You don’t know with absolute certainty what assets your spouse has. What you do know, as you work through your divorce, is that you thought the totals were higher than they appear. You’re shocked by just how little he or she says that you’re going to get.
Is your spouse hiding assets? It’s important to know that people often do this, especially in high-asset divorce cases where only one spouse has been managing the finances during the marriage.
For instance, your spouse may have reported that his or her income was lower than it really was. Maybe your spouse reported the monthly salary correctly, but the yearly bonuses were left out. Maybe certain benefits that come along with that salary — like shares of the company — were left out.

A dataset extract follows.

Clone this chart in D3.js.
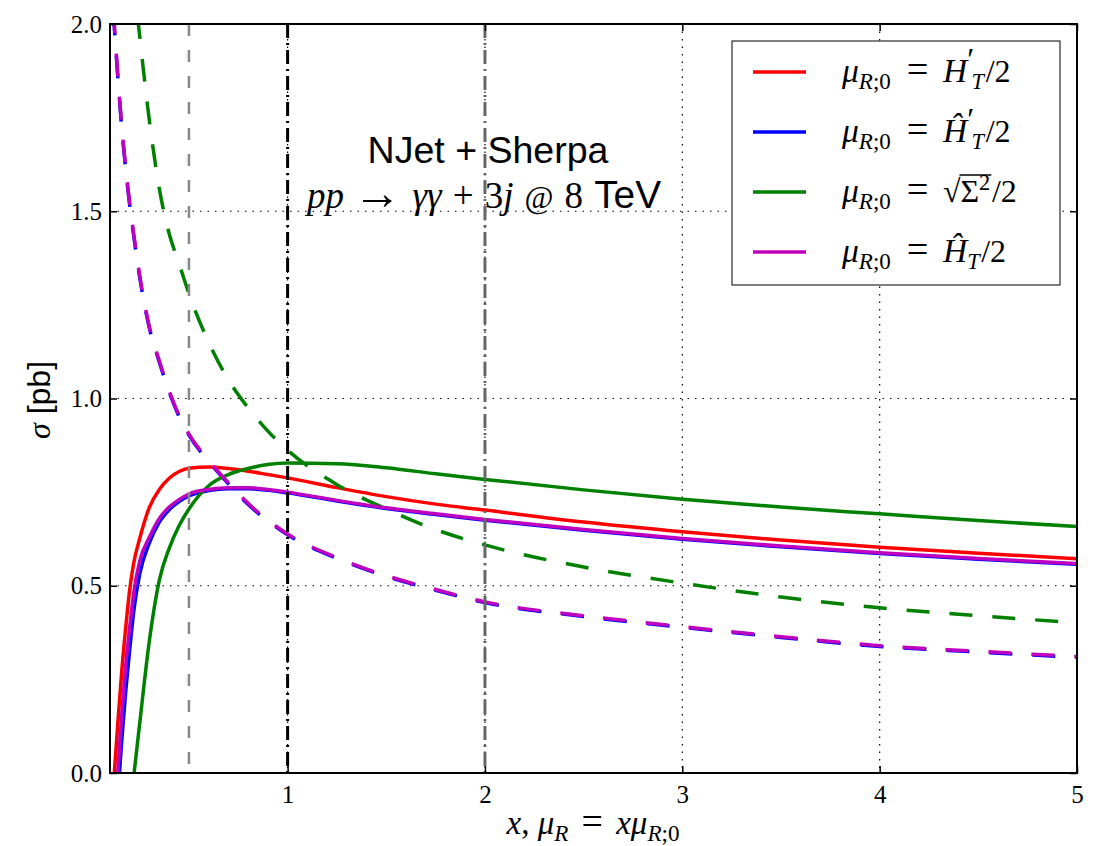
<!DOCTYPE html>
<html>
<head>
<meta charset="utf-8">
<script src="https://cdn.jsdelivr.net/npm/d3@7"></script>
<style>
body{margin:0;background:#fff}
</style>
</head>
<body>
<svg id="chart"></svg>
<script>
// x = mu_R / mu_R;0
var xValues = [0.1, 0.12, 0.14, 0.16, 0.18, 0.2, 0.22, 0.25, 0.3, 0.35, 0.4, 0.45, 0.5, 0.6, 0.7, 0.8, 0.9, 1.0, 1.25, 1.5, 1.75, 2.0, 2.5, 3.0, 3.5, 4.0, 4.5, 5.0]

// NLO (solid)
var redNLO     = [null, -0.015, 0.135, 0.275, 0.39, 0.49, 0.56, 0.625, 0.71, 0.757, 0.787, 0.805, 0.814, 0.817, 0.813, 0.806, 0.797, 0.788, 0.762, 0.738, 0.718, 0.702, 0.670, 0.644, 0.622, 0.603, 0.587, 0.572]
var blueNLO    = [null, -0.22, -0.06, 0.09, 0.22, 0.33, 0.43, 0.53, 0.615, 0.67, 0.703, 0.725, 0.740, 0.754, 0.759, 0.759, 0.755, 0.748, 0.726, 0.706, 0.690, 0.675, 0.648, 0.624, 0.604, 0.586, 0.571, 0.557]
var greenNLO   = [null, null, null, null, null, -0.11, -0.01, 0.13, 0.355, 0.515, 0.60, 0.66, 0.705, 0.767, 0.797, 0.813, 0.824, 0.828, 0.826, 0.815, 0.799, 0.784, 0.756, 0.731, 0.710, 0.692, 0.674, 0.658]
var magentaNLO = [null, -0.15, 0.005, 0.16, 0.29, 0.39, 0.48, 0.565, 0.63, 0.68, 0.71, 0.73, 0.745, 0.757, 0.762, 0.762, 0.757, 0.750, 0.728, 0.708, 0.692, 0.677, 0.650, 0.626, 0.606, 0.588, 0.573, 0.559]

// LO (dashed)
var blueLO     = [2.145, 2.005, 1.855, 1.72, 1.61, 1.515, 1.435, 1.325, 1.187, 1.097, 1.017, 0.952, 0.902, 0.832, 0.772, 0.717, 0.673, 0.636, 0.573, 0.525, 0.488, 0.455, 0.418, 0.389, 0.362, 0.338, 0.323, 0.309]
var greenLO    = [null, null, null, null, null, 2.25, 2.12, 1.97, 1.74, 1.56, 1.44, 1.36, 1.28, 1.15, 1.05, 0.975, 0.913, 0.862, 0.77, 0.705, 0.65, 0.609, 0.55, 0.507, 0.47, 0.441, 0.42, 0.401]
var magentaLO  = [2.15, 2.01, 1.86, 1.725, 1.615, 1.52, 1.44, 1.33, 1.19, 1.10, 1.02, 0.955, 0.905, 0.835, 0.775, 0.72, 0.675, 0.638, 0.575, 0.527, 0.49, 0.457, 0.42, 0.391, 0.364, 0.340, 0.325, 0.311]

var xTicks = [1, 2, 3, 4, 5]
var yTicks = [0, 0.5, 1.0, 1.5, 2.0]
var refLines = [0.5, 1, 2]

var screen = {width:1102, height:846}
var margins = {top:24, right:25, bottom:73, left:110}

var serif = "'Liberation Serif', 'DejaVu Serif', serif"
var sans = "'Liberation Sans', Arial, sans-serif"

var svg = d3.select("#chart")
    .attr("width", screen.width)
    .attr("height", screen.height)

var width = screen.width - margins.left - margins.right
var height = screen.height - margins.top - margins.bottom

var xScale = d3.scaleLinear()
                .domain([0.1, 5])
                .range([0, width])

var yScale = d3.scaleLinear()
                .domain([0, 2])
                .range([height, 0])

var graph = svg.append("g")
    .attr("id", "graph")
    .attr("transform", "translate(" + margins.left + "," + margins.top + ")")

graph.append("clipPath")
    .attr("id", "clip")
    .append("rect")
    .attr("width", width)
    .attr("height", height)

// dotted grid
graph.selectAll(".vgrid")
    .data(xTicks)
    .enter()
    .append("line")
    .attr("x1", function(d){return xScale(d)})
    .attr("x2", function(d){return xScale(d)})
    .attr("y1", 0)
    .attr("y2", height)
    .attr("stroke", "#000")
    .attr("stroke-width", 1.2)
    .attr("stroke-dasharray", "1.5,6")

graph.selectAll(".hgrid")
    .data([0.5, 1.0, 1.5])
    .enter()
    .append("line")
    .attr("x1", 0)
    .attr("x2", width)
    .attr("y1", function(d){return yScale(d)})
    .attr("y2", function(d){return yScale(d)})
    .attr("stroke", "#000")
    .attr("stroke-width", 1.2)
    .attr("stroke-dasharray", "1.5,6")

var series = [
    {values: redNLO, color: "#ff0000", dash: null},
    {values: blueNLO, color: "#0000ff", dash: null},
    {values: blueLO, color: "#0000ff", dash: "23,20"},
    {values: greenNLO, color: "#008000", dash: null},
    {values: greenLO, color: "#008000", dash: "23,20"},
    {values: magentaNLO, color: "#bf00bf", dash: null},
    {values: magentaLO, color: "#bf00bf", dash: "23,20"}
]

var line = d3.line()
    .defined(function(d){return d[1] !== null})
    .x(function(d){return xScale(d[0])})
    .y(function(d){return yScale(d[1])})
    .curve(d3.curveMonotoneX)

graph.append("g")
    .attr("clip-path", "url(#clip)")
    .selectAll("path")
    .data(series)
    .enter()
    .append("path")
    .attr("d", function(s){return line(xValues.map(function(x, i){return [x, s.values[i]]}))})
    .attr("fill", "none")
    .attr("stroke", function(s){return s.color})
    .attr("stroke-width", 3.5)
    .attr("stroke-linejoin", "round")
    .attr("stroke-dasharray", function(s){return s.dash})

// reference scale lines
var refStyle = [
    {color: "#888", dash: "12,14", w: 2.5},
    {color: "#000", dash: "14,5,2,5", w: 3},
    {color: "#666", dash: "14,5,2,5", w: 3}
]
graph.selectAll(".ref")
    .data(refLines)
    .enter()
    .append("line")
    .attr("x1", function(d){return xScale(d)})
    .attr("x2", function(d){return xScale(d)})
    .attr("y1", 0)
    .attr("y2", height)
    .attr("stroke", function(d, i){return refStyle[i].color})
    .attr("stroke-width", function(d, i){return refStyle[i].w})
    .attr("stroke-dasharray", function(d, i){return refStyle[i].dash})

// axes, ticks pointing inwards
var xAxis = d3.axisBottom(xScale).tickValues(xTicks).tickSize(-7).tickPadding(12).tickFormat(d3.format("d"))
var yAxis = d3.axisLeft(yScale).tickValues(yTicks).tickSize(-7).tickPadding(8).tickFormat(d3.format(".1f"))
var xTop = d3.axisTop(xScale).tickValues(xTicks).tickSize(-7).tickFormat("")
var yRight = d3.axisRight(yScale).tickValues(yTicks).tickSize(-7).tickFormat("")

graph.append("g").attr("transform", "translate(0," + height + ")").call(xAxis)
graph.append("g").call(yAxis)
graph.append("g").call(xTop)
graph.append("g").attr("transform", "translate(" + width + ",0)").call(yRight)

graph.selectAll(".domain").remove()
graph.selectAll(".tick line").attr("stroke", "#000").attr("stroke-width", 1.5)
graph.selectAll(".tick text")
    .attr("font-family", serif)
    .attr("font-size", 25)
    .attr("fill", "#000")

graph.append("rect")
    .attr("width", width)
    .attr("height", height)
    .attr("fill", "none")
    .attr("stroke", "#000")
    .attr("stroke-width", 2)

// text with math runs (tspans flow one after the other)
var addRuns = function(textSel, runs, size)
{
    runs.forEach(function(r)
    {
        var ts = textSel.append("tspan").text(r.t)
        if (r.i) ts.attr("font-style", "italic")
        if (r.sans) ts.attr("font-family", sans)
        ts.attr("font-size", size * (r.s || 1))
        if (r.dy) ts.attr("dy", r.dy * size)
        if (r.dx) ts.attr("dx", r.dx * size)
    })
}

// title
svg.append("text")
    .attr("x", 488)
    .attr("y", 163)
    .attr("text-anchor", "middle")
    .attr("font-family", sans)
    .attr("font-size", 37.5)
    .text("NJet + Sherpa")

var sub = svg.append("text")
    .attr("x", 484)
    .attr("y", 208)
    .attr("text-anchor", "middle")
    .attr("font-family", serif)
addRuns(sub, [
    {t:"pp", i:1}, {t:"→", dx:0.25, s:1.3, dy:0.03}, {t:"γγ", i:1, dx:0.3, dy:-0.03}, {t:"+", dx:0.3}, {t:"3", dx:0.3},
    {t:"j", i:1}, {t:"@", s:0.85, dx:0.3}, {t:"8", dx:0.3}, {t:"TeV", sans:1, s:1.05, dx:0.3}
], 37)

// axis titles
var xlab = svg.append("text")
    .attr("x", 593)
    .attr("y", 834)
    .attr("text-anchor", "middle")
    .attr("font-family", serif)
addRuns(xlab, [
    {t:"x", i:1}, {t:","}, {t:"μ", i:1, dx:0.25}, {t:"R", i:1, s:0.7, dy:0.22}, {t:"=", dy:-0.22, dx:0.4, s:1.15},
    {t:"xμ", i:1, dx:0.4}, {t:"R", i:1, s:0.7, dy:0.22}, {t:";0", s:0.7}
], 33)

var ylab = svg.append("text")
    .attr("transform", "translate(50,400) rotate(-90)")
    .attr("text-anchor", "middle")
    .attr("font-family", sans)
addRuns(ylab, [{t:"σ", i:1}, {t:" [pb]"}], 32)
ylab.select("tspan").attr("font-family", serif)

// legend
var legendItems = [
    {color: "#ff0000", runs: [{t:"H", i:1, dx:0.45, s:1.05}, {t:"′", dy:-0.38}, {t:"T", i:1, s:0.7, dx:-0.08, dy:0.6}, {t:"/2", dy:-0.22, dx:0.05}]},
    {color: "#0000ff", runs: [{t:"Ĥ", i:1, dx:0.45, s:1.05}, {t:"′", dy:-0.38}, {t:"T", i:1, s:0.7, dx:-0.08, dy:0.6}, {t:"/2", dy:-0.22, dx:0.05}]},
    {color: "#008000", runs: [{t:"√", dx:0.45}, {t:"Σ"}, {t:"2", s:0.7, dy:-0.38}, {t:"/2", dy:0.38, dx:0.05}]},
    {color: "#bf00bf", runs: [{t:"Ĥ", i:1, dx:0.45, s:1.05}, {t:"T", i:1, s:0.7, dy:0.22}, {t:"/2", dy:-0.22, dx:0.05}]}
]
var legendY = [72, 132, 192, 252]

var legend = svg.append("g")
legend.append("rect")
    .attr("x", 732)
    .attr("y", 41)
    .attr("width", 328)
    .attr("height", 244)
    .attr("fill", "#fff")
    .attr("stroke", "#000")
    .attr("stroke-width", 1)

legendItems.forEach(function(item, i)
{
    legend.append("line")
        .attr("x1", 753)
        .attr("x2", 806)
        .attr("y1", legendY[i])
        .attr("y2", legendY[i])
        .attr("stroke", item.color)
        .attr("stroke-width", 3.5)
    var t = legend.append("text")
        .attr("x", 842)
        .attr("y", legendY[i] + 10)
        .attr("font-family", serif)
    addRuns(t, [{t:"μ", i:1, s:1.05}, {t:"R", i:1, s:0.72, dy:0.22}, {t:";0", s:0.72}, {t:"=", dy:-0.22, dx:0.5, s:1.2}].concat(item.runs), 32)

    // radical bar over Σ²
    if (i == 2)
    {
        var node = t.node()
        var full = node.textContent
        var k = full.indexOf("√")
        var start = node.getEndPositionOfChar(k)
        var end = node.getEndPositionOfChar(k + 2)
        legend.append("line")
            .attr("x1", start.x - 1)
            .attr("x2", end.x + 1)
            .attr("y1", legendY[i] - 17)
            .attr("y2", legendY[i] - 17)
            .attr("stroke", "#000")
            .attr("stroke-width", 1.3)
    }
})
</script>
</body>
</html>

Perhaps your spouse made it look like extra money was tied up in various ways to decrease the estate’s overall value. He or she may have exaggerated debts to make them look almost crippling or taken on new debt right before the divorce. Maybe your spouse said that expenses ran very high last year, making them appear far higher than they are in reality by adding in false expenses or over-reporting real ones.
Fudging the numbers isn’t legal, but it’s common. This could especially be problematic if your spouse owns the company, rather than working for it, as business owners have a lot of control over their money and may try to hide it away or hide personal assets within the company.
If you believe this is happening and you think that your spouse is trying to defraud you of the money you deserve, make sure you look into all of your legal options.